Paul has passion and conviction and the courage to preach with both. So does Victoria. From the day she preached here in view of a call until now, I’ve watched members and visitors alike weep, think deeply, yell out Amen, and share the sermons with others. She will never be afraid to exhort us if necessary, though I doubt she’ll hurl curses or threaten us with a rod. Victoria is passion with poise. Royal Laners are JUST as full of passion, conviction, and courage. No doubt, there are days Victoria will capitalize on this powerful synergy and days it will cause conflict and send her speeding to her Spiritual Director to talk about us at length, (confidentially of course). And then we will work through it maturely and be reconciled as Jesus taught us.

And some days the conflict or stress will come from the outside. We build and our work will be “tested by fire” as Paul says in our passage. The world is on fire, but has it not always been so? God has always been and always will be in the fire—just ask Shadrach, Meshach, and Abednego. We are built on the firmest of foundations, Jesus Christ. Any fire that comes can do nothing but burn away the dross so that our work shines all the brighter.

So, at the start of this metaphorical semester, we could ask “How would you characterize Victoria’s vocation? Is she a pastor? A teacher? A writer?” When I asked Victoria how she would answer this herself, she replied: “I see my call as a series of verbs, not nouns. I pastor, I teach, I write children’s books.” Victoria’s resistance to being imprisoned by nouns is refreshing and frees the imaginations of the rest of us. She is not one thing and we at Royal Lane celebrate that, because we aren’t one thing either. We count Victoria’s ministry beyond Royal Lane as an EXTENSION of Royal Lane’s ministry to the broader world. The Bible says “God so loved the world,” not “God so loved the church,” so we are EXCITED by Victoria’s vocational scope and the part we get to play in it!

Today may seem like it’s just about Victoria and Royal Lane. But it’s not. Both have always expressed a strong ecumenical commitment. Just look at the mix of folks here today. Victoria is Baptist, but almost as soon as you ask her about her journey, she’ll tell you how essential the Methodist church has been in her pastoral formation. And look at us here at Royal Lane—we’re Baptists who are robed, wearing the correct color of stoles, and celebrating Lent!

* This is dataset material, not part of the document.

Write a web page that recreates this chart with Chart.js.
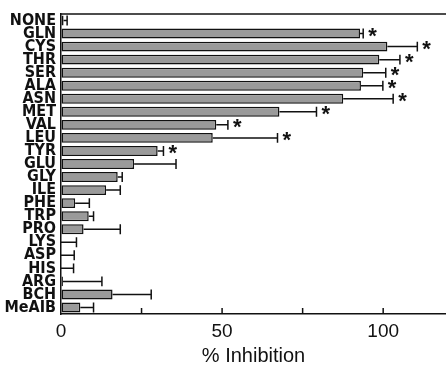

I wanted to close with a catchy phrase to capture the beautiful partnership we are formalizing today, so I texted Victoria: “Hey, does the phrase “Two great tastes that taste great together” mean anything to you?” She texted back. “No. Should it?” So, I’ll just leave that there for the older folx in the crowd.

It’s always a good bet to choose Scripture over a 70's TV commercial anyway. Therefore, my siblings in Christ, let us answer Paul’s call to plant and water and build together. Christ is our foundation. Generations before us have labored to build a community where in Paul’s OTHER words to the Galatians, “We are one in Christ and there is no longer Jew nor Greek, slave nor free, male and female.” Let us praise God that Rev. Victoria Robb Powers will lead us as we continue to build together this house of God. Amen.